Toynbee Hall became a model for settlement houses in other nations.  By 1913, the U.S.  had 413 settlement houses in 32 states.  Jane Addams' Hull House in Chicago is, doubtless, the most famous of the lot.  U.S. settlement houses provided many free services to community members, including daycare, education, after-school activities, job training, health care, and classes in arts and crafts, music and drama.  Settlement houses came to be known as community neighborhood centers.

Settlement houses in the U.S had an additional function of helping immigrants adjust to their life in America.  I am sure many of those who sought to help others had some cultural biases directed against those whom they served.  Still, I think most immigrants welcomed these institutions and the people in them who so willingly donated money, time, knowledge and kindness to help them navigate a strange, new, unforgiving and sometimes unfriendly landscape.  

Russian reformers attempted to plant the settlement model in their country in 1905.  Tsar Nicholas II, however, soon viewed the idea as dangerous.  He closed the settlement houses by 1908.  Indeed, his failure to support any lasting reforms, including, perhaps, these settlement houses as well as the  October Manifesto, seemed to presage his own fate.  When one cannot bend, one often breaks.

Given his distaste for reform, Tsar Nicholas might have been correct in feeling threatened by these houses.  U.S. Settlement houses increasingly took on political goals.  They organized to push for progressive measures, including a wider political voice for women, child-labor laws, public kindergarten and improved sanitation in poor neighborhoods.  With the advent of WWI, settlement houses began to lose steam and redefine themselves.  They continue today as members of the United Neighborhood Centers.

In my mind, the application of settlement-house models to schools is entirely natural.  In the last decade of educational deformity, community-based schools have been targeted for closure.  In my mind, this is a crime.  Charter schools are opened in their place.  They recruit the students who seem to need the least help.  They further segregate society.  They banish students who cannot make the grade and, in that way, preserve their seemingly near pristine stats and claims of 100% graduation rates.

With increasing poverty in society, community-based schools need to be strengthened, not weakened.  Community-based schools are in the best position to act like twenty-first century settlement houses, integrating populations as they provide basic services and help people gain marketable skills.  Schools are natural choices for community focal points.  
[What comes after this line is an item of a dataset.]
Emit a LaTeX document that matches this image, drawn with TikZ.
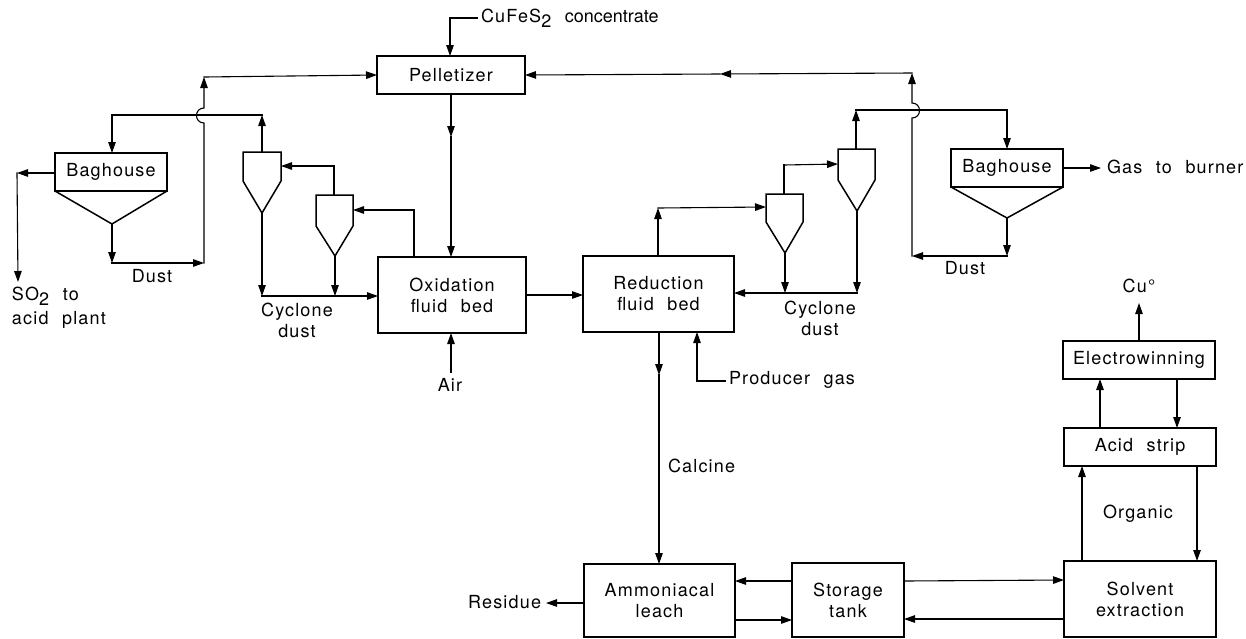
\documentclass[tikz,border=0pt]{standalone}
\usepackage{fontspec}
\setmainfont{TeX Gyre Heros}
\newfontfamily\lblfont[LetterSpace=6.5,WordSpace=2.2]{TeX Gyre Heros}
\newfontfamily\tightfont{TeX Gyre Heros}
\usetikzlibrary{arrows.meta}
\newcommand{\lbl}{\fontsize{18}{21}\lblfont}
\tikzset{
  box/.style={draw,line width=1.5pt,inner sep=0pt,outer sep=0pt,anchor=north west,align=center,font=\lbl},
  tag/.style={inner sep=0pt,outer sep=0pt,align=center,font=\lbl},
  flow/.style={line width=1.1pt,line cap=rect,-{Triangle[length=11pt,width=7.5pt]}},
  link/.style={line width=1.1pt,line cap=rect},
  vessel/.style={line width=1.5pt,line join=miter}
}
\newcommand{\boxat}[6]{\node[box,minimum width=#4pt,minimum height=#5pt] (#1) at (#2,#3) {#6};}
\newcommand{\dn}[1]{\raisebox{-3pt}{#1}}
\begin{document}
\begin{tikzpicture}[x=1pt,y=-1pt]
\useasboundingbox (0,0) rectangle (1246,638);
% boxes
\boxat{pel}{377}{56}{148}{38}{Pelletizer}
\boxat{ox}{378}{257}{148}{76}{Oxidation\\fluid bed}
\boxat{red}{583}{256}{151}{76}{Reduction\\fluid bed}
\boxat{amm}{584}{564}{151}{73}{\dn{Ammoniacal}\\\dn{leach}}
\boxat{sto}{792}{563}{112}{74}{\dn{Storage}\\\dn{tank}}
\boxat{sol}{1064}{561}{152}{76}{Solvent\\extraction}
\boxat{aci}{1064}{428}{152}{38}{Acid strip}
\boxat{ele}{1063}{341}{152}{38}{Electrowinning}
\boxat{bagl}{55}{153}{112}{38}{Baghouse}
\boxat{bagr}{951}{149}{112}{38}{Baghouse}
% hoppers
\coordinate (blt) at (112,224);
\coordinate (brt) at (1007,218);
\draw[vessel] (bagl.south west) -- (blt) -- (bagl.south east);
\draw[vessel] (bagr.south west) -- (brt) -- (bagr.south east);
% cyclones
\coordinate (c1t) at (262,152);\coordinate (c1b) at (262,213);
\coordinate (c2t) at (334,195);\coordinate (c2b) at (335,256);
\coordinate (c3t) at (784,194);\coordinate (c3b) at (785,253);
\coordinate (c4t) at (856,149);\coordinate (c4b) at (857,211);
\coordinate (c1s) at (281,166);\coordinate (c2s) at (353,210);
\coordinate (c3s) at (766,207);\coordinate (c4s) at (838,164);
\draw[vessel] (243,152) -- (281,152) -- (281,181) -- (c1b) -- (243,181) -- cycle;
\draw[vessel] (316,195) -- (353,195) -- (353,226) -- (c2b) -- (316,226) -- cycle;
\draw[vessel] (766,194) -- (803,194) -- (803,222) -- (c3b) -- (766,222) -- cycle;
\draw[vessel] (838,149) -- (875,149) -- (875,180) -- (c4b) -- (838,180) -- cycle;
% labels
\node[tag,anchor=west] (cuf) at (481,18) {CuFeS\raisebox{-5pt}{2} {\tightfont concentrate}};
\node[tag,anchor=west] (so) at (12,308) {\begin{tabular}{@{}l@{}}SO\raisebox{-5pt}{2} to\\[3pt]acid plant\end{tabular}};
\node[tag] (dl) at (152,276) {Dust};
\node[tag] (cl) at (297,320) {Cyclone\\dust};
\node[tag] (air) at (450,385) {Air};
\node[tag] (cr) at (820,318) {Cyclone\\dust};
\node[tag] (dr) at (965,268) {Dust};
\node[tag,anchor=west] (gas) at (1107,167) {Gas to burner};
\node[tag,anchor=west] (pg) at (729,380) {Producer gas};
\node[tag,anchor=west] (cal) at (668,466) {Calcine};
\node[tag,anchor=east] (res) at (541,602) {Residue};
\node[tag] (cu) at (1139,286) {Cu°};
\node[tag] (org) at (1138,514) {Organic};
% junctions
\coordinate (jl1) at (204,263);
\coordinate (jl2) at (204,77);
\coordinate (jl3) at (262,115);
\coordinate (jl4) at (112,115);
\coordinate (jl5) at (112,263);
\coordinate (jl6) at (17,173);
\coordinate (jl7) at (18,282);
\coordinate (jl8) at (262,296);
\coordinate (jl9) at (335,296);
\coordinate (jr1) at (912,256);
\coordinate (jr2) at (912,73);
\coordinate (jr3) at (856,110);
\coordinate (jr4) at (1007,110);
\coordinate (jr5) at (1007,256);
\coordinate (jr6) at (857,293);
\coordinate (jr7) at (785,293);
\coordinate (jp) at (720,74);
\coordinate (jc) at (659,375);
\coordinate (jo) at (451,137);
% top feed
\draw[flow] (cuf.west) ++(-4,0) -- (450,18) -- (450,0 |- pel.north);
\draw[flow] (451,0 |- pel.south) -- (jo);
\draw[flow] (jo) -- (451,0 |- ox.north);
% left dust loop
\draw[flow] (blt) -- (jl5);
\draw[flow] (jl5) -- (jl1);
\draw[flow] (jl1) -- (204,123) .. controls (194,123) and (194,108) .. (204,108) -- (jl2);
\draw[flow] (jl2) -- (pel.west |- 0,75);
% gas left
\draw[flow] (c1t) -- (jl3);
\draw[link] (jl3) -- (jl4);
\draw[flow] (jl4) -- (112,0 |- bagl.north);
\draw[flow] (bagl.west |- jl6) -- (jl6);
\draw[flow] (jl6) -- (jl7);
% left cyclones
\draw[flow] (c1b) -- (jl8);
\draw[flow] (c2b) -- (jl9);
\draw[flow] (jl8) -- (ox.west |- jl8);
\draw[link] (c2t) -- (334,166);
\draw[flow] (334,166) -- (c1s);
\draw[link] (414,0 |- ox.north) -- (414,210);
\draw[flow] (414,210) -- (c2s);
\draw[flow] (451,372) -- (451,0 |- ox.south);
\draw[flow] (ox.east |- 0,295) -- (red.west |- 0,295);
% right side
\draw[flow] (658,0 |- red.north) -- (658,208);
\draw[flow] (658,208) -- (c3s);
\draw[link] (c3t) -- (784,165);
\draw[flow] (784,165) -- (c4s);
\draw[flow] (c4t) -- (jr3);
\draw[link] (jr3) -- (jr4);
\draw[flow] (jr4) -- (1007,0 |- bagr.north);
\draw[flow] (c3b) -- (jr7);
\draw[flow] (c4b) -- (jr6);
\draw[flow] (jr6) -- (red.east |- jr6);
\draw[flow] (brt) -- (jr5);
\draw[flow] (jr5) -- (jr1);
\draw[flow] (jr1) -- (912,118) .. controls (922,118) and (922,103) .. (912,103) -- (jr2);
\draw[flow] (jr2) -- (jp);
\draw[flow] (jp) -- (pel.east |- 0,75);
\draw[flow] (bagr.east |- 0,168) -- (1101,168);
\draw[flow] (725,381) -- (697,381) -- (697,0 |- red.south);
% calcine
\draw[flow] (659,0 |- red.south) -- (jc);
\draw[flow] (jc) -- (659,0 |- amm.north);
% bottom row
\draw[flow] (amm.west |- 0,603) -- (546,603);
\draw[flow] (sto.west |- 0,581) -- (amm.east |- 0,581);
\draw[flow] (amm.east |- 0,620) -- (sto.west |- 0,620);
\draw[flow] (sto.east |- 0,581) -- (sol.west |- 0,580);
\draw[flow] (sol.west |- 0,619) -- (sto.east |- 0,619);
% right column
\draw[flow] (1082,0 |- sol.north) -- (1082,0 |- aci.south);
\draw[flow] (1197,0 |- aci.south) -- (1197,0 |- sol.north);
\draw[flow] (1100,0 |- aci.north) -- (1100,0 |- ele.south);
\draw[flow] (1177,0 |- ele.south) -- (1177,0 |- aci.north);
\draw[flow] (1139,0 |- ele.north) -- (1139,303);
\end{tikzpicture}
\end{document}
I'm sure Amelia's plane is somewhere out there, swept into the sea and now buried deep in the Pacific floor by the sands of time.  I'm equally sure you won't find her body in it or that of Noonan.  I'm sure she landed it safely and made it ashore.  After the time and expense of a search, we, ultimately, gave up on her.  

I hope we don't give up on children like those pictured with her at Toynbee Hall.  I hope we do not continue to blame teachers for poverty.  Instead, I hope we put our faith in the teachers who dedicate their lives to help these children.  I hope we give teachers the resources they need to teach these children despite the time and expense.  I hope schools can bring diverse peoples together and when possible offer wraparound services, settlement-style.  At the very least, I hope we can give these students the supplies they need to learn in rooms with a lower student-teacher ratio.  I hope we can allow them to learn in classrooms in which teachers are respected community members, rather than scapegoats.  We have already seen too many twenty-first century Tsars choosing to close pubic schools instead.  Let's not bury our hopes under a false blanket of "teacher blame."  Let's not give up on this search when so many lives and the welfare of society may otherwise crash.